PROVIDED DATA:
• • • • •
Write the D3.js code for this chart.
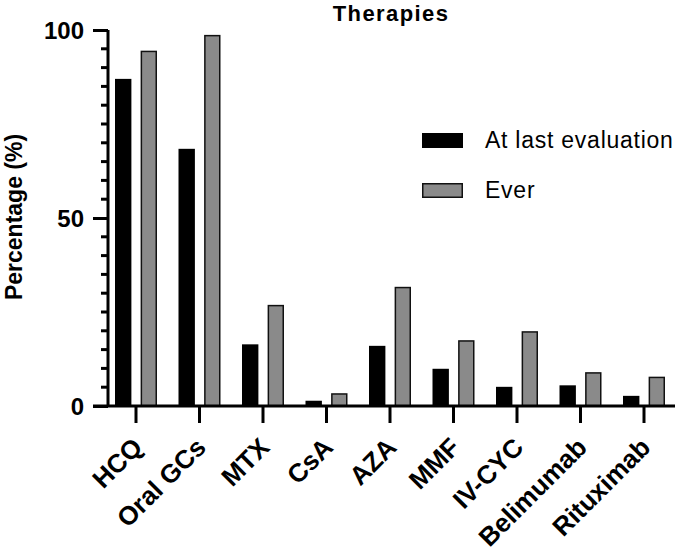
<!DOCTYPE html>
<html><head><meta charset="utf-8">
<script src="https://cdn.jsdelivr.net/npm/d3@7"></script>
<style>body{margin:0;background:#fff}svg{display:block}text{font-family:"Liberation Sans",Arial,sans-serif}</style>
</head><body>
<svg id="c" width="680" height="560"></svg>
<script>
const categories = ["HCQ","Oral GCs","MTX","CsA","AZA","MMF","IV-CYC","Belimumab","Rituximab"];
const seriesNames = ["At last evaluation","Ever"];
const lastEval = [87.0,68.4,16.4,1.4,16.0,9.9,5.1,5.5,2.7];
const ever = [94.5,98.7,26.9,3.4,31.7,17.5,19.9,9.0,7.8];
const yTicks = [0,50,100];
const colors = ["#000000","#8a8a8a"];

const svg = d3.select("#c");
const y = d3.scaleLinear().domain([0,100]).range([406,30]);
const x = d3.scaleBand().domain(categories).range([104.25,675.75]).padding(0);
const x1 = d3.scaleBand().domain(seriesNames).range([-21,21]).paddingInner(0.36);
const values = [lastEval, ever];

// bars
seriesNames.forEach((s,si)=>{
  svg.append("g").selectAll("rect").data(categories).join("rect")
    .attr("x", (c)=> x(c)+x.bandwidth()/2 + x1(s) + (si===1?0.75:0))
    .attr("width", x1.bandwidth() - (si===1?1.5:0))
    .attr("y", (c,i)=> y(values[si][i]) + (si===1?0.75:0))
    .attr("height", (c,i)=> y(0)-y(values[si][i]) - (si===1?0.75:0))
    .attr("fill", colors[si])
    .attr("stroke", si===1?"#111":"none")
    .attr("stroke-width", 1.5);
});

// y axis
const yAxis = d3.axisLeft(y).tickValues(yTicks).tickSize(15).tickFormat(d3.format("d"));
const gy = svg.append("g").attr("transform","translate(108,0)").call(yAxis);
gy.select(".domain").attr("stroke","#000").attr("stroke-width",3).attr("d","M0,30V406");
gy.selectAll(".tick line").attr("stroke","#000").attr("stroke-width",3);
gy.selectAll(".tick text").attr("font-size",24).attr("font-weight","bold").attr("fill","#000").attr("x",-24).attr("dy","0.35em");
const minor = d3.range(5,100,5).filter(v=>v%50!==0);
gy.selectAll(".minor").data(minor).join("line").attr("class","minor")
  .attr("x1",-7).attr("x2",0).attr("y1",d=>y(d)).attr("y2",d=>y(d))
  .attr("stroke","#000").attr("stroke-width",3);

// x axis
const xAxis = d3.axisBottom(x).tickSize(17).tickFormat("");
const gx = svg.append("g").attr("transform","translate(0,406)").call(xAxis);
gx.select(".domain").attr("stroke","#000").attr("stroke-width",3).attr("d","M93,0H675");
gx.selectAll(".tick line").attr("stroke","#000").attr("stroke-width",3);
gx.selectAll(".tick").append("text")
  .attr("transform","translate(8,43) rotate(-45)")
  .attr("text-anchor","end")
  .attr("font-size",26).attr("font-weight","bold").attr("fill","#000")
  .text(d=>d);

// y label
svg.append("text").attr("transform","translate(22,217) rotate(-90)")
  .attr("text-anchor","middle").attr("font-size",23).attr("font-weight","bold").text("Percentage (%)");

// title
svg.append("text").attr("x",391).attr("y",21).attr("text-anchor","middle")
  .attr("font-size",22).attr("letter-spacing",1.4).attr("font-weight","bold").text("Therapies");

// legend
const lg = svg.append("g");
seriesNames.forEach((s,i)=>{
  const yy = 133 + i*50;
  lg.append("rect").attr("x",422 + (i===1?0.75:0)).attr("y",yy + (i===1?0.75:0))
    .attr("width",41-(i===1?1.5:0)).attr("height",15-(i===1?1.5:0))
    .attr("fill",colors[i]).attr("stroke",i===1?"#111":"none").attr("stroke-width",1.5);
  lg.append("text").attr("x",485).attr("y",yy+15).attr("font-size",23)
    .attr("letter-spacing",0.75).attr("fill","#000").text(s);
});
</script>
</body></html>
• • • • •
CHALLENGE:
Go through the listing above and quote it exactly, apart from its images.

CORRECT RESPONSE:
Write the D3.js code for this chart.
<!DOCTYPE html>
<html><head><meta charset="utf-8">
<script src="https://cdn.jsdelivr.net/npm/d3@7"></script>
<style>body{margin:0;background:#fff}svg{display:block}text{font-family:"Liberation Sans",Arial,sans-serif}</style>
</head><body>
<svg id="c" width="680" height="560"></svg>
<script>
const categories = ["HCQ","Oral GCs","MTX","CsA","AZA","MMF","IV-CYC","Belimumab","Rituximab"];
const seriesNames = ["At last evaluation","Ever"];
const lastEval = [87.0,68.4,16.4,1.4,16.0,9.9,5.1,5.5,2.7];
const ever = [94.5,98.7,26.9,3.4,31.7,17.5,19.9,9.0,7.8];
const yTicks = [0,50,100];
const colors = ["#000000","#8a8a8a"];

const svg = d3.select("#c");
const y = d3.scaleLinear().domain([0,100]).range([406,30]);
const x = d3.scaleBand().domain(categories).range([104.25,675.75]).padding(0);
const x1 = d3.scaleBand().domain(seriesNames).range([-21,21]).paddingInner(0.36);
const values = [lastEval, ever];

// bars
seriesNames.forEach((s,si)=>{
  svg.append("g").selectAll("rect").data(categories).join("rect")
    .attr("x", (c)=> x(c)+x.bandwidth()/2 + x1(s) + (si===1?0.75:0))
    .attr("width", x1.bandwidth() - (si===1?1.5:0))
    .attr("y", (c,i)=> y(values[si][i]) + (si===1?0.75:0))
    .attr("height", (c,i)=> y(0)-y(values[si][i]) - (si===1?0.75:0))
    .attr("fill", colors[si])
    .attr("stroke", si===1?"#111":"none")
    .attr("stroke-width", 1.5);
});

// y axis
const yAxis = d3.axisLeft(y).tickValues(yTicks).tickSize(15).tickFormat(d3.format("d"));
const gy = svg.append("g").attr("transform","translate(108,0)").call(yAxis);
gy.select(".domain").attr("stroke","#000").attr("stroke-width",3).attr("d","M0,30V406");
gy.selectAll(".tick line").attr("stroke","#000").attr("stroke-width",3);
gy.selectAll(".tick text").attr("font-size",24).attr("font-weight","bold").attr("fill","#000").attr("x",-24).attr("dy","0.35em");
const minor = d3.range(5,100,5).filter(v=>v%50!==0);
gy.selectAll(".minor").data(minor).join("line").attr("class","minor")
  .attr("x1",-7).attr("x2",0).attr("y1",d=>y(d)).attr("y2",d=>y(d))
  .attr("stroke","#000").attr("stroke-width",3);

// x axis
const xAxis = d3.axisBottom(x).tickSize(17).tickFormat("");
const gx = svg.append("g").attr("transform","translate(0,406)").call(xAxis);
gx.select(".domain").attr("stroke","#000").attr("stroke-width",3).attr("d","M93,0H675");
gx.selectAll(".tick line").attr("stroke","#000").attr("stroke-width",3);
gx.selectAll(".tick").append("text")
  .attr("transform","translate(8,43) rotate(-45)")
  .attr("text-anchor","end")
  .attr("font-size",26).attr("font-weight","bold").attr("fill","#000")
  .text(d=>d);

// y label
svg.append("text").attr("transform","translate(22,217) rotate(-90)")
  .attr("text-anchor","middle").attr("font-size",23).attr("font-weight","bold").text("Percentage (%)");

// title
svg.append("text").attr("x",391).attr("y",21).attr("text-anchor","middle")
  .attr("font-size",22).attr("letter-spacing",1.4).attr("font-weight","bold").text("Therapies");

// legend
const lg = svg.append("g");
seriesNames.forEach((s,i)=>{
  const yy = 133 + i*50;
  lg.append("rect").attr("x",422 + (i===1?0.75:0)).attr("y",yy + (i===1?0.75:0))
    .attr("width",41-(i===1?1.5:0)).attr("height",15-(i===1?1.5:0))
    .attr("fill",colors[i]).attr("stroke",i===1?"#111":"none").attr("stroke-width",1.5);
  lg.append("text").attr("x",485).attr("y",yy+15).attr("font-size",23)
    .attr("letter-spacing",0.75).attr("fill","#000").text(s);
});
</script>
</body></html>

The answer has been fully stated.